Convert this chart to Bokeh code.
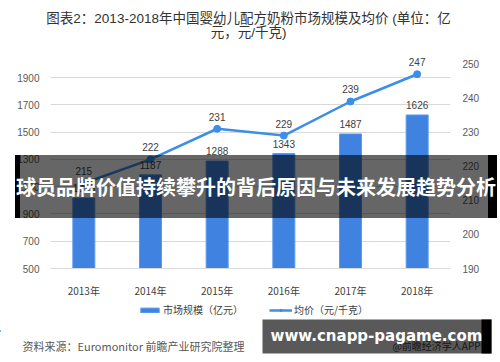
from bokeh.plotting import figure
from bokeh.models import (ColumnDataSource, FactorRange, Range1d, LinearAxis, FixedTicker,
                          LabelSet, Label, BoxAnnotation, Legend, LegendItem, Div)
from bokeh.core.properties import value
from bokeh.embed import file_html
from bokeh.resources import INLINE

years = ["2013年", "2014年", "2015年", "2016年", "2017年", "2018年"]
market = [1018, 1187, 1288, 1343, 1487, 1626]
price = [215, 222, 231, 229, 239, 247]
left_ticks = [500, 700, 900, 1100, 1300, 1500, 1700, 1900]
right_ticks = [190, 200, 210, 220, 230, 240, 250]
title_lines = ["图表2：2013-2018年中国婴幼儿配方奶粉市场规模及均价 (单位：亿", "元，元/千克)"]

FONT = "'Liberation Sans', 'Noto Sans CJK SC', sans-serif"
CJK = "'Noto Sans CJK SC', sans-serif"
BAR = "#3F82E0"
BAR_EDGE = "#5A9AEE"
LINE = "#3B8FE6"
TXT = "#404040"


def strip(top, height):
    f = figure(width=500, height=height, x_range=Range1d(0, 500),
               y_range=Range1d(top + height, top),
               x_axis_location=None, y_axis_location=None, min_border=0,
               min_border_left=0, min_border_right=0, min_border_top=0, min_border_bottom=0,
               output_backend="svg", toolbar_location=None, outline_line_color=None,
               background_fill_alpha=0, border_fill_alpha=0,
               styles={"position": "absolute", "left": "0px", "top": f"{top}px"})
    f.xgrid.grid_line_color = None
    f.ygrid.grid_line_color = None
    return f


src = ColumnDataSource(dict(x=years, m=market, p=price,
                            ml=[str(v) for v in market], pl=[str(v) for v in price]))

# ---------------- main chart ----------------
p = figure(x_range=FactorRange(*years), y_range=Range1d(500, 500 + 229 / 0.14),
           width=500, height=300, min_border_left=50, min_border_right=50,
           min_border_top=45, min_border_bottom=26,
           output_backend="svg", toolbar_location=None, outline_line_color=None)
p.extra_y_ranges = {"price": Range1d(190, 190 + 229 / 3.5)}

bars = p.vbar(x="x", top="m", bottom=500, width=0.33, source=src, fill_color=BAR,
              line_color=BAR_EDGE, line_width=1)
ln = p.line(x="x", y="p", source=src, y_range_name="price", line_color=LINE, line_width=2.5)
pts = p.scatter(x="x", y="p", source=src, y_range_name="price", size=7,
                fill_color=LINE, line_color=LINE)

p.add_layout(LabelSet(x="x", y="m", text="ml", source=src, text_align="center",
                      text_baseline="bottom", y_offset=6, text_font_size="10px",
                      text_color=TXT, text_font=value(FONT)))
p.add_layout(LabelSet(x="x", y="p", text="pl", source=src, y_range_name="price",
                      text_align="center", text_baseline="bottom", y_offset=8,
                      text_font_size="10px", text_color=TXT, text_font=value(FONT)))

p.yaxis.ticker = FixedTicker(ticks=left_ticks)
ra = LinearAxis(y_range_name="price", ticker=FixedTicker(ticks=right_ticks))
p.add_layout(ra, "right")
for ax in (p.yaxis[0], ra):
    ax.axis_line_color = None
    ax.major_tick_line_color = None
    ax.minor_tick_line_color = None
    ax.major_label_text_font_size = "10px"
    ax.major_label_text_color = "#595959"
    ax.major_label_text_font = FONT
p.yaxis[0].major_label_standoff = 5
ra.major_label_standoff = 6
p.xaxis.axis_line_color = "#D9D9D9"
p.xaxis.major_tick_line_color = None
p.xaxis.major_label_text_font_size = "10px"
p.xaxis.major_label_text_color = TXT
p.xaxis.major_label_text_font = CJK
p.xaxis.major_label_standoff = 8
p.xgrid.grid_line_color = None
p.ygrid.grid_line_color = "#D9D9D9"
p.ygrid.ticker = FixedTicker(ticks=left_ticks)

# ---------------- title strip ----------------
t = strip(0, 45)
for txt, yy in zip(title_lines, [18, 32]):
    t.add_layout(Label(x=248, y=yy, text=txt, text_align="center", text_baseline="middle",
                       text_font_size="13.5px", text_font=FONT, text_color="#333333"))

# ---------------- bottom strip (legend, source, watermark box) ----------------
q = strip(300, 62)
dummy = ColumnDataSource(dict(x=[-100, -90], y=[330, 330]))
qb = q.vbar(x="x", top="y", bottom=331, width=1, source=dummy, fill_color=BAR,
            line_color=BAR_EDGE)
ql = q.line(x="x", y="y", source=dummy, line_color=LINE, line_width=2.5)
qs = q.scatter(x="x", y="y", source=dummy, size=6, fill_color=LINE, line_color=LINE)

leg = Legend(items=[LegendItem(label="市场规模（亿元）", renderers=[qb]),
                    LegendItem(label="均价（元/千克）", renderers=[ql, qs])],
             orientation="horizontal", location=(138, 45), border_line_color=None,
             background_fill_alpha=0, label_text_font_size="10px", label_text_font=CJK,
             label_text_color=TXT, glyph_width=23, glyph_height=6, spacing=26,
             margin=0, padding=0, label_standoff=2, label_height=12)
q.add_layout(leg)

q.add_layout(Label(x=22, y=345, text="资料来源：Euromonitor 前瞻产业研究院整理",
                   text_align="left", text_baseline="middle", text_font_size="11px",
                   text_font=CJK, text_color="#595959"))
q.add_layout(Label(x=436, y=345, text="@前瞻经济学人APP", text_align="center",
                   text_baseline="middle", text_font_size="10px", text_font=CJK,
                   text_color="#444444"))
q.add_layout(BoxAnnotation(left=262, right=491, top=319, bottom=353,
                           fill_color="black", fill_alpha=0.65, line_color=None))
q.add_layout(BoxAnnotation(left=481, right=491, top=319, bottom=353,
                           fill_color="black", fill_alpha=1, line_color=None))
q.add_layout(Label(x=376, y=335, text="www.cnapp-pagame.com", text_align="center",
                   text_baseline="middle", text_font_size="15px",
                   text_font="'DejaVu Sans', sans-serif", text_font_style="bold",
                   text_color="white"))

# ---------------- banner overlay ----------------
banner = Div(text="球员品牌价值持续攀升的背后原因与未来发展趋势分析", width=482, height=63,
             styles={"position": "absolute", "left": "10px", "top": "150px",
                     "background-color": "rgba(0,0,0,0.6)",
                     "box-shadow": "inset 5px 0 0 #000, inset -9px 0 0 #000",
                     "color": "white", "font-family": "'Noto Sans CJK SC', sans-serif",
                     "font-weight": "bold", "font-size": "20px", "line-height": "63px",
                     "text-align": "center", "white-space": "nowrap", "z-index": "10",
                     "overflow": "visible"})

open("out.html", "w").write(file_html([p, t, q, banner], INLINE))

++++++++++

Problem to work on
For the listing above, identify each line bearing "chart".

Output for this task
Convert this chart to Bokeh code.
# ---------------- main chart ----------------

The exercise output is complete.